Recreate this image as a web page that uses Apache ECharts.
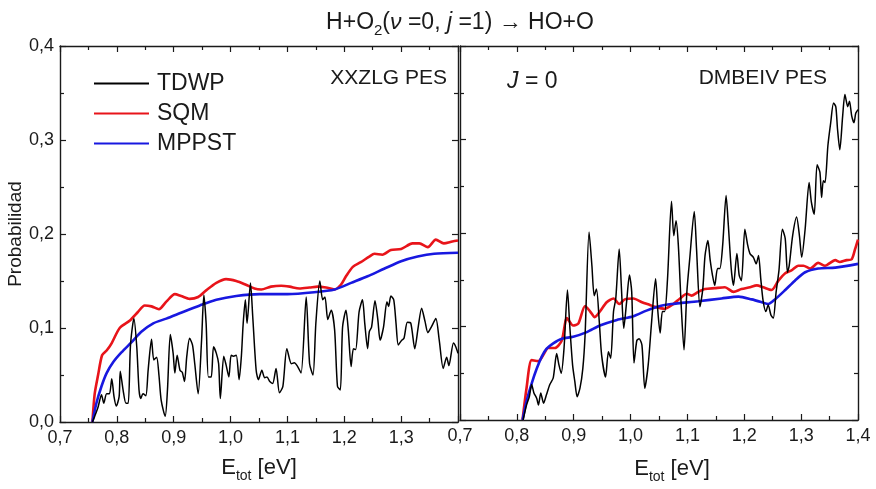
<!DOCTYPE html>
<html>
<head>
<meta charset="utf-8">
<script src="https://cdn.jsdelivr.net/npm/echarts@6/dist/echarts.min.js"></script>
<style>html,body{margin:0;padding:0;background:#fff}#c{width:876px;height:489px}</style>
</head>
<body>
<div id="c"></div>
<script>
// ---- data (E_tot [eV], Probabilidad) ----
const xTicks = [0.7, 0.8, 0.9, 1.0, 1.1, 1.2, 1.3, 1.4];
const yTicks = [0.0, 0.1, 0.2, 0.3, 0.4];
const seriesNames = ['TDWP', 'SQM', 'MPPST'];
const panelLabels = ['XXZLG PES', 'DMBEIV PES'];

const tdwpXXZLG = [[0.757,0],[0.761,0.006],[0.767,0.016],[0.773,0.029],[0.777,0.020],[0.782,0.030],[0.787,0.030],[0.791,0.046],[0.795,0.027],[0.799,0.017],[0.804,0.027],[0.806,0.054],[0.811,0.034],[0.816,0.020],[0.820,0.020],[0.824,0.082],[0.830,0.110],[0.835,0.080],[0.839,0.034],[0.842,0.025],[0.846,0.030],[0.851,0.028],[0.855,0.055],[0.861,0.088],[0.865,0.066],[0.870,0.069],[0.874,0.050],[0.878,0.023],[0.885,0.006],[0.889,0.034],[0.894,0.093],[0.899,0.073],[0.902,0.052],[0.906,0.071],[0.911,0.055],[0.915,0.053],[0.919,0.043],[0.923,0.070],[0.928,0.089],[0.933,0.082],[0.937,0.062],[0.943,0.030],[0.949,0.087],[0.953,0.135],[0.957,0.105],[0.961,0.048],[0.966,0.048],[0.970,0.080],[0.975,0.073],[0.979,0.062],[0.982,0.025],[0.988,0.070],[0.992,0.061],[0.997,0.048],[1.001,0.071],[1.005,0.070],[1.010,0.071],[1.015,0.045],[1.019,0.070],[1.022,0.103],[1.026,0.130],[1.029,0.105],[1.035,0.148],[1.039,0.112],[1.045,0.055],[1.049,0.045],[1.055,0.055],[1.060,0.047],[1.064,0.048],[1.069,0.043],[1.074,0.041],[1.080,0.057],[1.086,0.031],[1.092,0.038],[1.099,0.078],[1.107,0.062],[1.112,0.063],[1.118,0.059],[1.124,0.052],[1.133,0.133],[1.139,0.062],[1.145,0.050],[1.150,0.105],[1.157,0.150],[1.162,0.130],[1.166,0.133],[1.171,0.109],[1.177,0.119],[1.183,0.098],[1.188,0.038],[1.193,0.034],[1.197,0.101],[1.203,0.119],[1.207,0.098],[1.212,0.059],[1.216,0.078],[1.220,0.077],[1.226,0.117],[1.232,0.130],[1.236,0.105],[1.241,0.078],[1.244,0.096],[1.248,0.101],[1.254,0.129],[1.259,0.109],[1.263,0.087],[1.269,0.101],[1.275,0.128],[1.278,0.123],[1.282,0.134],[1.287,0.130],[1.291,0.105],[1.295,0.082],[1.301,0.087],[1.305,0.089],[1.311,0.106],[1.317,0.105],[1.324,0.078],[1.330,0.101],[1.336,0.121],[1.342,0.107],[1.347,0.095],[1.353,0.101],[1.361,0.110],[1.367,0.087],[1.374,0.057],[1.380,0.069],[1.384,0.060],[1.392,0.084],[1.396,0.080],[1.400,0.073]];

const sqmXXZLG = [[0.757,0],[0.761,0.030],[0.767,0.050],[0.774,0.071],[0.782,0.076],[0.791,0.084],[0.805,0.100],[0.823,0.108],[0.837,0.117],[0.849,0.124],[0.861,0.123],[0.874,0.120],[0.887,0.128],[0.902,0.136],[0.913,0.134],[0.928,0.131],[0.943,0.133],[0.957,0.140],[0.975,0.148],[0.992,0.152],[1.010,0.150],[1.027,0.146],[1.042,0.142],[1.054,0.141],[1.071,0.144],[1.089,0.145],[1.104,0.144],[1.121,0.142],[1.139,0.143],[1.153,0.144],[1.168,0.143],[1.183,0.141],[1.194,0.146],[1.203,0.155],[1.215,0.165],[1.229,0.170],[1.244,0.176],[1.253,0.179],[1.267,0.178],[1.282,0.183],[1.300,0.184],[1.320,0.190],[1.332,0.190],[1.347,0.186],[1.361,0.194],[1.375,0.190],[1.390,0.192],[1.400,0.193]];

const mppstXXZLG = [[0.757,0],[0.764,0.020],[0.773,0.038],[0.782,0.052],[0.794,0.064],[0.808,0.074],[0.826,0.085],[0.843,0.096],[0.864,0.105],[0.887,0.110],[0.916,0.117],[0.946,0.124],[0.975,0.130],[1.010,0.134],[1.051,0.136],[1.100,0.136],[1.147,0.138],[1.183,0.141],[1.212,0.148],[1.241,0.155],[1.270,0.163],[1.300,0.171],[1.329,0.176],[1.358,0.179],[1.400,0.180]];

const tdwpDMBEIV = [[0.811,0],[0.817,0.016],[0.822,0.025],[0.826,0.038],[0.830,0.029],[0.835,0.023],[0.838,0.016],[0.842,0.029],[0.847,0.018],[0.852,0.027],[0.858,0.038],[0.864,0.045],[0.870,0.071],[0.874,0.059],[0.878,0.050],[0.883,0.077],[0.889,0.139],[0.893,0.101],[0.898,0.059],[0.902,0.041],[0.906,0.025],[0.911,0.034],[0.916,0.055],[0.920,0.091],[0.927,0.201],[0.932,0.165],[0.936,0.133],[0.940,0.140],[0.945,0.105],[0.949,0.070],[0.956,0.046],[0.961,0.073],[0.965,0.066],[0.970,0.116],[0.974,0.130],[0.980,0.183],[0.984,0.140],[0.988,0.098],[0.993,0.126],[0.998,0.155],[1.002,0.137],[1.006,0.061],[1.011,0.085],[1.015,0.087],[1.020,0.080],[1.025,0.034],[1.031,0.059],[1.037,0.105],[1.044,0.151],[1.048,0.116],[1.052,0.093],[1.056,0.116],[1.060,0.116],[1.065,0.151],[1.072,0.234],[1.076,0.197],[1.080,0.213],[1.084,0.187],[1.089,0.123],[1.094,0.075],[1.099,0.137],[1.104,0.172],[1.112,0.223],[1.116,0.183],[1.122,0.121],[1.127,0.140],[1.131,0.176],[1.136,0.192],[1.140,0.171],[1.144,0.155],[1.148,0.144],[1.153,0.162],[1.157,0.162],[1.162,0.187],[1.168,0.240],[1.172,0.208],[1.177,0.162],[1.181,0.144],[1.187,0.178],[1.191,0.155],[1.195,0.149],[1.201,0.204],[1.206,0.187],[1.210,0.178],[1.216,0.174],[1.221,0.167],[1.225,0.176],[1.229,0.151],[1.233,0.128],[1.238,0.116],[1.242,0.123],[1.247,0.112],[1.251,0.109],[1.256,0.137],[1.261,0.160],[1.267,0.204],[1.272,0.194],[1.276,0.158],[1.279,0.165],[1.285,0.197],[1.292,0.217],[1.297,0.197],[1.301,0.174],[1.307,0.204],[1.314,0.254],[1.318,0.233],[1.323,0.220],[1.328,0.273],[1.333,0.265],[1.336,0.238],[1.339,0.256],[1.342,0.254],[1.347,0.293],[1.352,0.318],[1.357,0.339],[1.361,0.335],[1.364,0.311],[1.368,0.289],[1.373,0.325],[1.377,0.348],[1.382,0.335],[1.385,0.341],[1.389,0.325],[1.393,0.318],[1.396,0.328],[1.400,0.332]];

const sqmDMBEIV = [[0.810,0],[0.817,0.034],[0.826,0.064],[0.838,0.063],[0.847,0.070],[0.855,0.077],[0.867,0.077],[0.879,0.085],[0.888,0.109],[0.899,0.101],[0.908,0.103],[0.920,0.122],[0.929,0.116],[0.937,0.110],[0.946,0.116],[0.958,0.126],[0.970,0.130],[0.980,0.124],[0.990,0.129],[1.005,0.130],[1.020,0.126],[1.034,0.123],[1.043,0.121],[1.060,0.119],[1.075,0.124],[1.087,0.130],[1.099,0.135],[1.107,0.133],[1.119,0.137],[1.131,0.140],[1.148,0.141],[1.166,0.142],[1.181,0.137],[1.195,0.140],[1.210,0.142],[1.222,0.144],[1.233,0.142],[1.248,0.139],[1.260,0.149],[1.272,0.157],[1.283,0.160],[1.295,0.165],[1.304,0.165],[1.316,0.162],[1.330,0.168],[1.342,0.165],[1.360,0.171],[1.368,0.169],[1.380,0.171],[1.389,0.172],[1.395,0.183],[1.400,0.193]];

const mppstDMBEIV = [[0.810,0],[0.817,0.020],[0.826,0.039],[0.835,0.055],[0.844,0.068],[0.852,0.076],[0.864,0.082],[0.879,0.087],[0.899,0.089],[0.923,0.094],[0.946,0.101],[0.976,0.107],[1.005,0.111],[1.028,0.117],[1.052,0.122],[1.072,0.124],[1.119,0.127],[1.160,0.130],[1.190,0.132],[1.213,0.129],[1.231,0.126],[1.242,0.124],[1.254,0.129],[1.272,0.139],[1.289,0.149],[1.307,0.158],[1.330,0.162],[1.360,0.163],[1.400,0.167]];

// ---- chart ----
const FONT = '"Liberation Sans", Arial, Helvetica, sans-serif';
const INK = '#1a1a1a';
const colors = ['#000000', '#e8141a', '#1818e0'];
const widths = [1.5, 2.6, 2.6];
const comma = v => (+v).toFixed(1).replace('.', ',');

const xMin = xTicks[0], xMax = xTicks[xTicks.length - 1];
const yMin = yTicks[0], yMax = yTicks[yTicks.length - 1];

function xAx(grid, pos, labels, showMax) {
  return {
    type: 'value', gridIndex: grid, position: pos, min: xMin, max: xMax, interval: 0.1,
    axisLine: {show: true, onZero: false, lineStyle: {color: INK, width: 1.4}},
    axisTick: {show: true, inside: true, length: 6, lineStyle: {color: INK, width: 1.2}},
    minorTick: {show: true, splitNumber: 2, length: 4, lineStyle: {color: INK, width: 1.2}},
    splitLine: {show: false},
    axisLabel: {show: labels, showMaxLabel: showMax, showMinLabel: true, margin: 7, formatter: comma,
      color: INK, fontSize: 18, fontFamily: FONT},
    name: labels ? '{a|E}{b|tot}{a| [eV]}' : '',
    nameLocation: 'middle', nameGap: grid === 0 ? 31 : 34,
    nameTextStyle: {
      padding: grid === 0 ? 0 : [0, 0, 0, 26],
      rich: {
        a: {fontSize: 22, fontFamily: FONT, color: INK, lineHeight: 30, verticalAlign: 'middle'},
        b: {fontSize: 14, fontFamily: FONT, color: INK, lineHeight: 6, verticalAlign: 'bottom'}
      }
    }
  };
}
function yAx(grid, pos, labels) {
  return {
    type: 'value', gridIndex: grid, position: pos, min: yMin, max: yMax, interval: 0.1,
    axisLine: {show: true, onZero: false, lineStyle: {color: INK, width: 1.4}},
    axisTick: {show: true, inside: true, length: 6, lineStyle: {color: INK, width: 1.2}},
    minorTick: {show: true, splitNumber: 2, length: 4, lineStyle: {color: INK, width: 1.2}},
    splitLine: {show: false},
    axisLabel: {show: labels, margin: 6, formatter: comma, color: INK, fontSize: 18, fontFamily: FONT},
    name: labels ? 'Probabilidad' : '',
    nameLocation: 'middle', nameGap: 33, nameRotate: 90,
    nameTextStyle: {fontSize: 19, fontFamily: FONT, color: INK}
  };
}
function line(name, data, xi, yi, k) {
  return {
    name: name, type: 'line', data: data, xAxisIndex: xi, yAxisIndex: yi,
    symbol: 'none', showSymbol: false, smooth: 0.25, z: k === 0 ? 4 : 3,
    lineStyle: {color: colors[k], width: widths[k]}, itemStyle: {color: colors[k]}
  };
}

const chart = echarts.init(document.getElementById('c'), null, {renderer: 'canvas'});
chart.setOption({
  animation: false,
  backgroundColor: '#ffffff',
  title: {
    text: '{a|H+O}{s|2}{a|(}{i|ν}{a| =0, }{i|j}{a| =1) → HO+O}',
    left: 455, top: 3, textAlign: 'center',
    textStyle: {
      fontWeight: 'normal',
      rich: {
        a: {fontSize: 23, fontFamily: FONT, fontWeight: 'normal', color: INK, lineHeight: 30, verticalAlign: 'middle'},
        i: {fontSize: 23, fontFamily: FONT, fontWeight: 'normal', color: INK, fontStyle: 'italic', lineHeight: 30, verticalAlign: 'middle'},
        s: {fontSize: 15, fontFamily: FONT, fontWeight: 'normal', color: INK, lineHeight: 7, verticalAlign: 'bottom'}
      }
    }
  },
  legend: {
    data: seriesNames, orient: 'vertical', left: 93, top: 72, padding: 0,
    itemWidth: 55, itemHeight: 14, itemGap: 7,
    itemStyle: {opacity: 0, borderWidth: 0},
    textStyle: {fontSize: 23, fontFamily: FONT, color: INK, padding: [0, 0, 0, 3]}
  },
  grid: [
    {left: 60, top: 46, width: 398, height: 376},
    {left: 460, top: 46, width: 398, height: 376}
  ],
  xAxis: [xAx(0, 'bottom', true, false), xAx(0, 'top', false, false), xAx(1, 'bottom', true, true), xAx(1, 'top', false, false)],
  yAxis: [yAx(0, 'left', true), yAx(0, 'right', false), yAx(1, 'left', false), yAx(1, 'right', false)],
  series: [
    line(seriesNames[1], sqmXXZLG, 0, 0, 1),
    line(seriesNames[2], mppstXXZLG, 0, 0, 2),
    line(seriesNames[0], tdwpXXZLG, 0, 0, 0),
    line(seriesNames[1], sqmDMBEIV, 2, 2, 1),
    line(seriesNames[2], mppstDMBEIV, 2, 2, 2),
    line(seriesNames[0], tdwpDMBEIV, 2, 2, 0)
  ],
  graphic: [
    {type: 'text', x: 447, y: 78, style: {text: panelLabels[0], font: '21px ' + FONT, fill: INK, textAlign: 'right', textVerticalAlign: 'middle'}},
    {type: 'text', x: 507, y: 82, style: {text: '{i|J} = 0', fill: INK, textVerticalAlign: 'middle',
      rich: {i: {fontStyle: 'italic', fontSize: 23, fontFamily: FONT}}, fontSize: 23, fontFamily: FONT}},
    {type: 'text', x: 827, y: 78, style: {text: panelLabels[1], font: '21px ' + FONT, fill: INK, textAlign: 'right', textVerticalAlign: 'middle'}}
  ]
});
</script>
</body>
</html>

_ _ _ _ _ _ _

Given exercise
Give again exactly the lines running from the beginning of the material above through the line that contains "const panelLabels = ['XXZLG", and leave out every picture.

Answer to the problem
Recreate this image as a web page that uses Apache ECharts.
<!DOCTYPE html>
<html>
<head>
<meta charset="utf-8">
<script src="https://cdn.jsdelivr.net/npm/echarts@6/dist/echarts.min.js"></script>
<style>html,body{margin:0;padding:0;background:#fff}#c{width:876px;height:489px}</style>
</head>
<body>
<div id="c"></div>
<script>
// ---- data (E_tot [eV], Probabilidad) ----
const xTicks = [0.7, 0.8, 0.9, 1.0, 1.1, 1.2, 1.3, 1.4];
const yTicks = [0.0, 0.1, 0.2, 0.3, 0.4];
const seriesNames = ['TDWP', 'SQM', 'MPPST'];
const panelLabels = ['XXZLG PES', 'DMBEIV PES'];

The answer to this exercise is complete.